A rule requiring electronic locking of containers and the re-imposition of weight limits for trucks is riling Chittagong shippers already suffering from sporadic port congestion.
The new electronic lock system will cost shippers $8 for 48 hours and another $0.7 for each hour thereafter. The e-lock service, which will be managed by one private company, will create a monopoly and also be time consuming for shippers, which they fear could lead to delays. If any container goes abroad with the e-lock fastened, shippers may have to pay fines.
Officially the rule is effective from June 26 when the Customs authority issued a rules to this regard. Due to severe protests from the business community, the e-lock service could not be launched until now.
The Bangladesh customs wants to implement the e-lock service to stop unscrupulous businessmen from removing goods from containers on their way to inland container depots (ICDs) from the port yard to avoid paying taxes. So the department wants to introduce the e-lock service through a particular company to crack down on such incidents.
“No such incidents of removal of goods from containers on their way to ICDs happened so far. The government wants to introduce the e-lock system to save interest of a particular company,” Chittagong Chambers of Commerce and Industry President Mahbubul Alam told JOC.com. “We won’t let it happen. We won’t pay,” he said.
He said the e-lock system will raise export-import cost, which will ultimately be paid by the shipper.
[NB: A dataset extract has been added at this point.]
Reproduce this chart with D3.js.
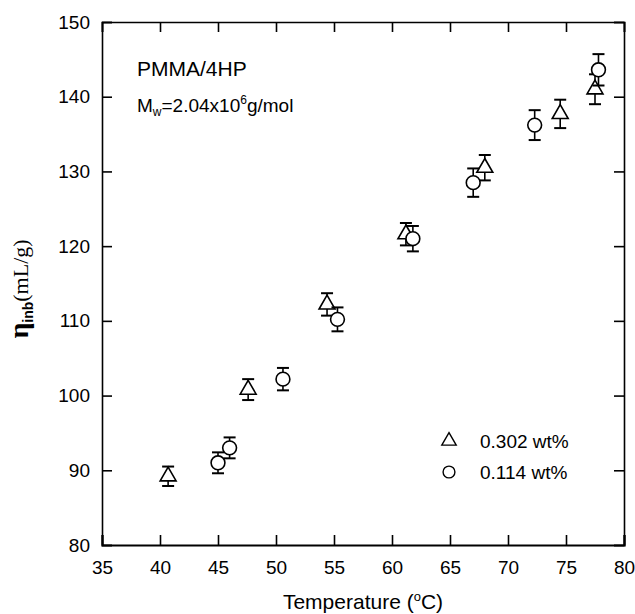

President of Chittagong Metropolitan Chamber of Commerce and Industry Khalilur Rahman in a separate letter to Prime Minister Sheikh Hasina argued the traditional bullet seal system, presently used in containers, is recognized worldwide.
“Introduction of e-locks will increase cost of doing business,” he said.
Shippers protest truck weight limits
Chittagong shippers on Sunday staged demonstrations and formed human chains that shuttered shops in order to demand the permanent closure of two truck scales on the Dhaka-Chittagong highway.
Under the present axle load policy a two-axle vehicle now cannot carry more than 13 tonnes (14 tons) of goods, but in the past they could carry between 20 and 22 tonnes. As a result, shippers now need to engage two vehicles instead of one to carry the same volume. This has double transportation costs, traders say.
Shippers say the government has installed 28 axle load control scales in 21 locations nationwide. However, the government has so far only activated the two weight limit scales on Dhaka-Chittagong highway, and the other scales are not yet operational.
As a result, traders who use the Dhaka-Chittagong highway for carrying goods pay double compared with traders using other highways.
Alam told the road transportation and bridge minister that the weight limit was suspended during the month of Ramadan until Eid-ul-Fitr, which helped transporters and kept prices of essential commodities under control.
But the reintroduction of weight control on the Dhaka-Chittagong highway has led to higher transportation rates that are making raw materials and consumer products more expensive.
“The traders who use Chittagong-Dhaka highway are facing uneven competition since the axle load policy is not effective in other highways of the country,” he wrote.
Alam, also the chairman of the Chittagong Port Users Forum, demanded permanent suspension of the axle load policy for the interest of export-import activities of the country. He told JOC.com he will wait for a decision from the minister before taking any further step on this issue.
“I believe the minister will act promptly considering business interest of the country,” Alam said.
AJM Nasir Uddin, the mayor of the Chittagong City Corp., separately asked the minister to relax the weight limit until the axle load policy could be applied on all highways.